● **Aim**
From the listing below, return each line that includes "chart".

— START OF Data in this exercise —

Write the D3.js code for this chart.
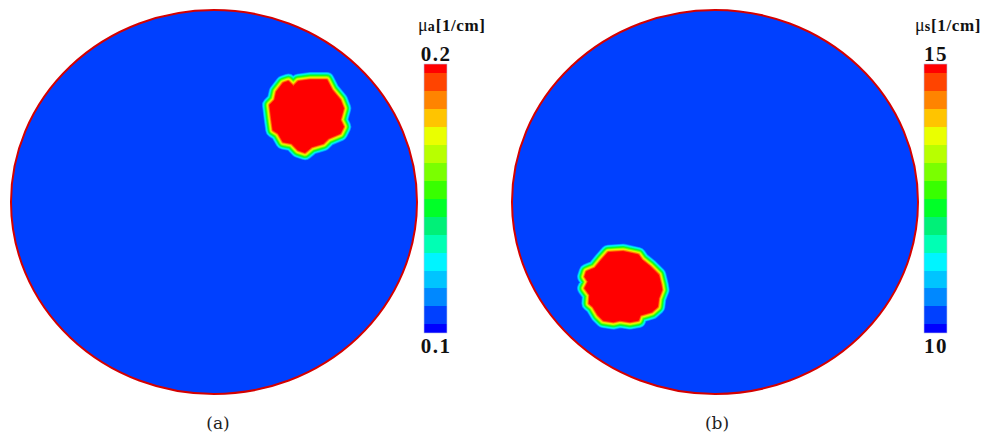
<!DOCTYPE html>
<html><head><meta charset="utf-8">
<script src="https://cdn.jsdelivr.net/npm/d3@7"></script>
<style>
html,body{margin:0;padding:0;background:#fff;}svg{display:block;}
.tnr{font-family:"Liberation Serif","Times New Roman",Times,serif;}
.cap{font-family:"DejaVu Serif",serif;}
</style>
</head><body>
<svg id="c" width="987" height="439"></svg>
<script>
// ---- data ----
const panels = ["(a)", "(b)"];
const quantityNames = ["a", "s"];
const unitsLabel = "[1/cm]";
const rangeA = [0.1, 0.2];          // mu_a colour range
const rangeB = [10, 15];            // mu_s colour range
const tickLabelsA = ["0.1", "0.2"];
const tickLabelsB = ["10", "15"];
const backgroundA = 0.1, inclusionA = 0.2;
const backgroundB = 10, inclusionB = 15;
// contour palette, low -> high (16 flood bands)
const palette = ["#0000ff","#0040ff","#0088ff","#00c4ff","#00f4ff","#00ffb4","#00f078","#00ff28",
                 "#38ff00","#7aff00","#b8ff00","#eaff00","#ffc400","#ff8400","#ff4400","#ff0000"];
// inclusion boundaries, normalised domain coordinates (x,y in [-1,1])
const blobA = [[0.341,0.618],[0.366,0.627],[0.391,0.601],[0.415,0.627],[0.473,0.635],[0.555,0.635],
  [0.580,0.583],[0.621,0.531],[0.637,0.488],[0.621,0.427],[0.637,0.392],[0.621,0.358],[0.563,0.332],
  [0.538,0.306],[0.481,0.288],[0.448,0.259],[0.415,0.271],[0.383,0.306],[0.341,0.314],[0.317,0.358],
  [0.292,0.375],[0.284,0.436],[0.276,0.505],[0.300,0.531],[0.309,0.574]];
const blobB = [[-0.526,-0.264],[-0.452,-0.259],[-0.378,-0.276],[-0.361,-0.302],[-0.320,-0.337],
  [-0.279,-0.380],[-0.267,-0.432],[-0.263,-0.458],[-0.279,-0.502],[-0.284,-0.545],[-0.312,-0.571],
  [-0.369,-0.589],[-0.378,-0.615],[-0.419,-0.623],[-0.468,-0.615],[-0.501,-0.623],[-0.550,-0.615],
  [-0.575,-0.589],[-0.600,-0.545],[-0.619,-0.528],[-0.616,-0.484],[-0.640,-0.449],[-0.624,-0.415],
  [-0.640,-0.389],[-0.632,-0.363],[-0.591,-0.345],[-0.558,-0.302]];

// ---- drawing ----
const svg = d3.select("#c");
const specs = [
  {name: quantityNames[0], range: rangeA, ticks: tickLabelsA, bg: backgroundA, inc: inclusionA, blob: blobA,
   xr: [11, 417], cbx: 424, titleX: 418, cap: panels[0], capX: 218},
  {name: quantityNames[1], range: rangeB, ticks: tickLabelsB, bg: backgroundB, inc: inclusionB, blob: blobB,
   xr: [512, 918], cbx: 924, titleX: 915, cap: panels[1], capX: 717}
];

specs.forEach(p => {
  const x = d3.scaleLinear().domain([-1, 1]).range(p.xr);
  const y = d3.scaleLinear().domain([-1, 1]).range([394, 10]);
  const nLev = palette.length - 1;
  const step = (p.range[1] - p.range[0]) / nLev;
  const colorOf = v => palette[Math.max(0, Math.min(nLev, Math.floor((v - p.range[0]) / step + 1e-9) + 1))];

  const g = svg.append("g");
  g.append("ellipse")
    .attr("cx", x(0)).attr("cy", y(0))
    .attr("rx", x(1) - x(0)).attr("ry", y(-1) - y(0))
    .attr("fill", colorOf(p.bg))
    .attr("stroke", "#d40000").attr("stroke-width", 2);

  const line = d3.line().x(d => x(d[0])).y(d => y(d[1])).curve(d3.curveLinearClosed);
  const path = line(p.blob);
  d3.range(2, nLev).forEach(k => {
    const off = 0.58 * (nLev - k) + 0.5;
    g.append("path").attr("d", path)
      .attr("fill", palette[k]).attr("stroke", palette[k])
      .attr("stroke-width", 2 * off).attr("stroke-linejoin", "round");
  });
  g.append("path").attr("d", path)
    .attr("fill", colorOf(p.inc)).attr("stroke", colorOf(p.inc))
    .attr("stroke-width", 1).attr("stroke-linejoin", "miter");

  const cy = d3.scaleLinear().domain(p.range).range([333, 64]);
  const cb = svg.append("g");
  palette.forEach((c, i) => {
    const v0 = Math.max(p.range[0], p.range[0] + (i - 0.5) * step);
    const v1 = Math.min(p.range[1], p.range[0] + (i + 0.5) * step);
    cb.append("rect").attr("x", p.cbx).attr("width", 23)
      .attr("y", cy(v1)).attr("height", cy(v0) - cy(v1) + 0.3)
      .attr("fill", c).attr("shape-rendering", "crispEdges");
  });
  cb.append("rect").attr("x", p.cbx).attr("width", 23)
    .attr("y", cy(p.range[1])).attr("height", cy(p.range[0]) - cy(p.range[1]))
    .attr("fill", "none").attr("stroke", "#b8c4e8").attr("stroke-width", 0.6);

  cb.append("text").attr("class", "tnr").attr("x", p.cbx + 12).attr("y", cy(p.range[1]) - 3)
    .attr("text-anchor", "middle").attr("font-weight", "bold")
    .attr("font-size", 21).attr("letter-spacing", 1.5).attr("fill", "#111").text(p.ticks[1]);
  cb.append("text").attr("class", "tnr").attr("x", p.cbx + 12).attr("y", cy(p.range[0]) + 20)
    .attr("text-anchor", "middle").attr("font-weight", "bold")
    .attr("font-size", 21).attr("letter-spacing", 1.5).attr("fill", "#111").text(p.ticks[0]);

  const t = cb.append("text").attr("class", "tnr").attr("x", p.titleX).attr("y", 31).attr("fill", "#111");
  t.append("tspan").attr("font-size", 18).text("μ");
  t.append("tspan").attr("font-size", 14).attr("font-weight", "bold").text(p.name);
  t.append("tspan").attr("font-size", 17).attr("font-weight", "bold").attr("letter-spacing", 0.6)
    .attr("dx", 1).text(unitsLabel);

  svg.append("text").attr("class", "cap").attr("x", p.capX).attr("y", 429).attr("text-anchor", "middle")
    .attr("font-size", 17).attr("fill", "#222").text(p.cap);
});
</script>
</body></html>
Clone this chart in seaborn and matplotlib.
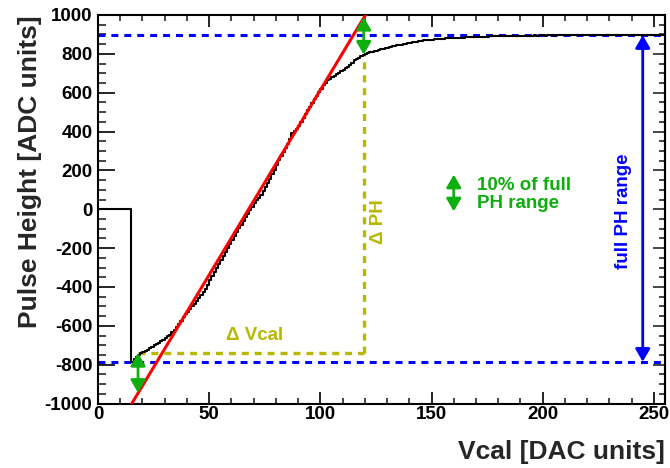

— END OF Data in this exercise —

● **Task result**
Write the D3.js code for this chart.
Clone this chart in seaborn and matplotlib.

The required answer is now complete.